Like I said it was a great book but some of the generalizations should have been presented less derogatorily as if all parents are pinheads and no on questions – that is just not so.
Perhaps you have a point, Layla, but notice the “I’ve yet to meet a parent…”
Gatto continually emphasizes that he’s relating personal experience, personal knowledge (although much of that is common knowledge to those of us who’ve followed the real history of public “education”) and personal opinion; he simply asks the reader to validate these things through the reader’s own experience, research and developing opinion.
Yes, there are exceptions to the personally-observed rule Gatto mentions, just as there are exceptions to the rule that principals and other school adminstrators are (usually malicious) idiots. But those exceptioons merely test the rules, not necessarily break them.

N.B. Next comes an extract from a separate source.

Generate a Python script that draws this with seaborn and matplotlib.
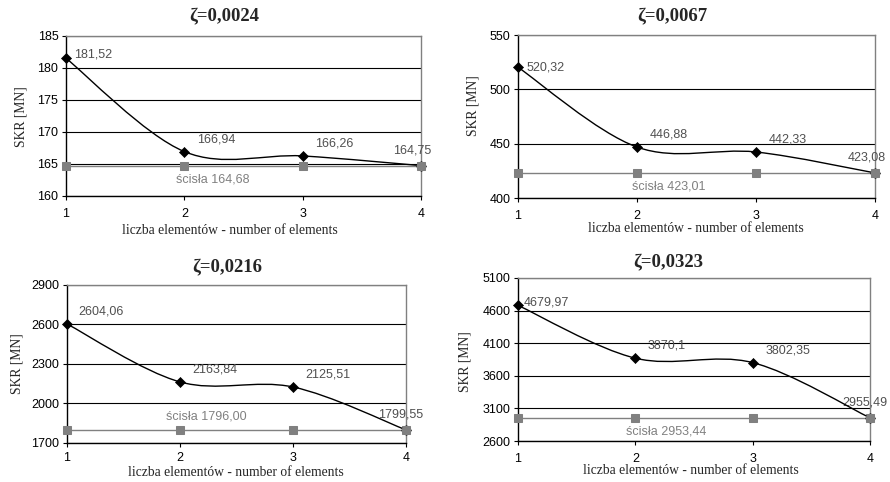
import numpy as np
import pandas as pd
import matplotlib
matplotlib.use("Agg")
import matplotlib.pyplot as plt
from matplotlib.path import Path
from matplotlib.patches import PathPatch
import seaborn as sns

# ---------------- data ----------------
elements = [1, 2, 3, 4]
titles = ["ζ=0,0024", "ζ=0,0067", "ζ=0,0216", "ζ=0,0323"]
fem_1 = [181.52, 166.94, 166.26, 164.75]
fem_2 = [520.32, 446.88, 442.33, 423.08]
fem_3 = [2604.06, 2163.84, 2125.51, 1799.55]
fem_4 = [4679.97, 3870.1, 3802.35, 2955.49]
fem_labels_1 = ["181,52", "166,94", "166,26", "164,75"]
fem_labels_2 = ["520,32", "446,88", "442,33", "423,08"]
fem_labels_3 = ["2604,06", "2163,84", "2125,51", "1799,55"]
fem_labels_4 = ["4679,97", "3870,1", "3802,35", "2955,49"]
exact = [164.68, 423.01, 1796.00, 2953.44]
exact_labels = ["ścisła 164,68", "ścisła 423,01", "ścisła 1796,00", "ścisła 2953,44"]
y_limits = [(160, 185), (400, 550), (1700, 2900), (2600, 5100)]
y_steps = [5, 50, 300, 500]
x_label = "liczba elementów - number of elements"
y_label = "SKR [MN]"

fems = [fem_1, fem_2, fem_3, fem_4]
fem_labels = [fem_labels_1, fem_labels_2, fem_labels_3, fem_labels_4]

# ---------------- layout / style ----------------
W, H = 890, 482
sns.set_theme(style="white")
plt.rcParams["font.family"] = ["Liberation Sans", "DejaVu Sans"]

fig = plt.figure(figsize=(W / 100, H / 100), dpi=100)

# axes boxes in pixels: left, top, right, bottom
boxes = [(66, 36, 421, 196), (518, 35, 875, 198), (67, 285, 406, 443), (518, 278, 870, 441)]
title_pos = [(224, 17), (672, 17), (227, 268), (668, 263)]
xlab_pos = [(230, 230), (696, 228), (236, 473), (691, 470)]
ylab_pos = [(21, 117), (473, 106), (17, 364), (465, 362)]
x_pads = [5.5, 5.5, 3.5, 5.5]
# label offsets in points for fem points (dx, dy)
fem_offsets = [
    [(6, 3), (9, 9), (9, 9), (-20, 11)],
    [(6, 0), (9, 9), (9, 9), (-20, 11)],
    [(8, 9), (9, 9), (9, 9), (-20, 11)],
    [(4, 2), (9, 9), (9, 9), (-20, 11)],
]
exact_offsets = [(-22, -10), (-20, -10), (-22, 10), (-20, -10)]

gray_text = "#505050"
gray_series = "#808080"
serif = ["Liberation Serif", "DejaVu Serif"]


def smooth_path(xs, ys):
    # Excel-style smoothed line (Catmull-Rom Bezier) through the data points
    xs = np.asarray(xs, float)
    ys = np.asarray(ys, float)
    n = len(xs)
    verts = [(xs[0], ys[0])]
    codes = [Path.MOVETO]
    for i in range(n - 1):
        p0 = (xs[i - 1], ys[i - 1]) if i > 0 else (xs[i], ys[i])
        p1 = (xs[i], ys[i])
        p2 = (xs[i + 1], ys[i + 1])
        p3 = (xs[i + 2], ys[i + 2]) if i + 2 < n else (xs[i + 1], ys[i + 1])
        c1 = (p1[0] + (p2[0] - p0[0]) / 6, p1[1] + (p2[1] - p0[1]) / 6)
        c2 = (p2[0] - (p3[0] - p1[0]) / 6, p2[1] - (p3[1] - p1[1]) / 6)
        verts += [c1, c2, p2]
        codes += [Path.CURVE4] * 3
    return Path(verts, codes)


for k in range(4):
    l, t, r, b = boxes[k]
    ax = fig.add_axes([l / W, 1 - b / H, (r - l) / W, (b - t) / H])
    ax.set_facecolor("white")
    lo, hi = y_limits[k]
    ax.set_ylim(lo, hi)
    ax.set_xlim(1, 4)
    ax.set_yticks(np.arange(lo, hi + 1e-9, y_steps[k]))
    ax.set_xticks(elements)
    ax.yaxis.grid(True, color="black", linewidth=0.8)
    ax.xaxis.grid(False)
    ax.set_axisbelow(True)
    for s in ["left", "bottom"]:
        ax.spines[s].set_color("black")
        ax.spines[s].set_linewidth(1.0)
    for s in ["top", "right"]:
        ax.spines[s].set_color(gray_series)
        ax.spines[s].set_linewidth(1.0)
    ax.tick_params(axis="both", which="major", direction="out", length=3, width=0.8,
                   color="black", labelsize=9, labelcolor="black", left=True, bottom=True)
    ax.tick_params(axis="x", pad=x_pads[k])
    ax.tick_params(axis="y", pad=2.5)

    df_ex = pd.DataFrame({"n": elements, "v": [exact[k]] * len(elements)})
    sns.lineplot(data=df_ex, x="n", y="v", ax=ax, color=gray_series, linewidth=1.0,
                 marker="s", markersize=6, markeredgecolor=gray_series, clip_on=False, zorder=3)

    fem = fems[k]
    ax.add_patch(PathPatch(smooth_path(elements, fem), facecolor="none",
                           edgecolor="black", linewidth=1.0, zorder=4))
    df_fem = pd.DataFrame({"n": elements, "v": fem})
    sns.scatterplot(data=df_fem, x="n", y="v", ax=ax, color="black", marker="D", s=26,
                    edgecolor="black", linewidth=0.5, clip_on=False, zorder=5)
    ax.plot([elements[-1]], [fem[-1]], marker="o", color=gray_series, markersize=6,
            clip_on=False, zorder=6)

    for i, lab in enumerate(fem_labels[k]):
        dx, dy = fem_offsets[k][i]
        ax.annotate(lab, (elements[i], fem[i]), xytext=(dx, dy), textcoords="offset points",
                    ha="left", va="center", fontsize=9, color=gray_text, annotation_clip=False)
    ex_dx, ex_dy = exact_offsets[k]
    ax.annotate(exact_labels[k], (2.5, exact[k]), xytext=(ex_dx, ex_dy), textcoords="offset points",
                ha="center", va="center", fontsize=9, color="#808080", annotation_clip=False)

    ax.set_xlabel("")
    ax.set_ylabel("")

    tx, ty = title_pos[k]
    fig.text(tx / W, 1 - ty / H, titles[k], ha="center", va="center", fontsize=13.5,
             fontweight="bold", family=serif)
    xx, xy = xlab_pos[k]
    fig.text(xx / W, 1 - xy / H, x_label, ha="center", va="center", fontsize=9.8, family=serif)
    yx, yy = ylab_pos[k]
    fig.text(yx / W, 1 - yy / H, y_label, ha="center", va="center", fontsize=9.8, rotation=90,
             family=serif)

fig.savefig("out.png", dpi=100, facecolor="white")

I showed the Gatto quote to a teacher (after filtering it through a once-and-nver-again teacher, me) and got a strong gut reaction of veracity.
Do note that the comment by Gatto is most pointedly a comment toward parents who do not question the system that inculcates such rude behavior. (Do note: I view much of the rude behavior inculcated by prisons for kids to be a sane response of young animals resisting brainwashing, but that’s a point for another post.)
Don’t know if you’re old enough to remember the Art Linkletter Show from back in the old b/w television days. He went around visiting schools and interviewing young children. Each time he’d visit a school and come away without having heard the “magic words” he’d add a certain amount of money to a growing jackpot to be awarded to the school which produced the child with the magic words. I can’t recall how long it went on or how much was in the jackpot when one child answered Art’s questions properly by saying, “Yes Sir” or “No Sir” with each response.
That “Yes Sir” or “No Sir” response has not been instilled in our youth; those are magic words which take the individual to a level of civility required to make it in the real world.